Bob Foster tried to turn this around when he replaced Len Wein as Editor-In-Chief, and a stretch of excellent books was the result. But living with Wein's decisions for nearly two years was agonizing for Gladstone I readers.
Robb_K
I did not like many of the stories written for Mickey Mouse and drawn by Cosmi Quartieri, The Jaime Diaz Studio, and other artists that drew for Disney Adventures. I thought that they made worse choices of European stories to print (too much Vicar, and poorer Vicar stories). The Disney Company commissioned artwork was done in a superhero style format and drawing style. They used less Van Horn, and less Milton and Jippes and less other Dutch material, less Branca, and less old Western Pub. material.
Disney did have some nice colouring and some nice Western pub. reprints. But, all in all, I liked Gladstone I and II and Gemstone all better than Disney´s period.
WB
Cosme Quartieri never did any Mickey Mouse work Rob. He only did the Ducktales serials, maybe 1 or 2 general Scrooge stories that saw print here and a few random Disney Afternoon stuffs in DA, but never any Mickey Mouse at all.
I do agree with you however that their story selection was terrible. I never became a fan of Vicar until Gladstone Series II (from what I understand, a lot of people were like that) and tended to associate him with terrible European stories thanks in part due to many of the things that Disney chose to print - which were either very bland or very lackluster.
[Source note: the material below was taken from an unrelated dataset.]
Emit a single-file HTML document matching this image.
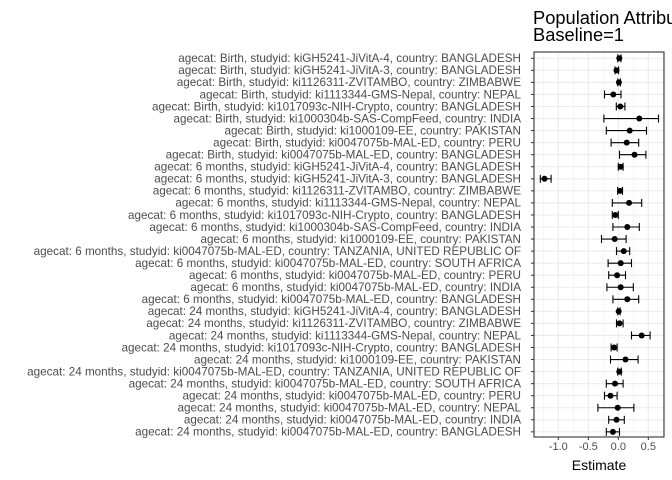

The saddest part was Mickey though. Just when Mickey was really coming back into his own via the comic books again through Gladstone I's book, the Disney version of Mickey Mouse practically destroyed everything that Gladstone had taken much of the 80's to dispel when it came to good Mickey material. Of the new Disney Mickey stories commisioned under them there's maybe 2 or 3 really very good ones and the rest are just way too "not quite Mickey" to really appreciate. Too superhero-ish. And all because Len Wein had an inane distate for Gottfredson and Scarpa and refused to use good foriegn material. :(
Going back to what David mentioned before - I seem to remember that the only reason Barks was put back into the regular rotation on the duck books so early on was pretty much fan uproar at him not being used. Early Disney was really a terrible mess and while the Bob Foster/David Seidman era was much better it really was too little/too late. The only good things that came out of the pre-implosion period were probably more varied uses of the DA characters, but the ducks suffered and the mice were really hit hard... :(
Alexander Knox
I have only read a few Walt Disney's Comics from that era. I grew up on Gladstone so that's what I've always collected.
WB
Some of the stories were good Roger, but a lot of them had many issues with them. Marv Wolfman's Mickey stories in particular.
I maintain the opinion however that the Phantom Blot story was one of the best modern Mickey stories to come along in years and i stick to that assesment.
Roger North
I wouldn't know. I never read that Phantom Blot Story. I liked both the Disney and Gladstone issues equally.
Morequack
I never read MM. I only read Ducks. And I thought the stories and artwork of Disney and Gladstone were more or less equal, with the cover art and the printing quality of the Disneys generally better.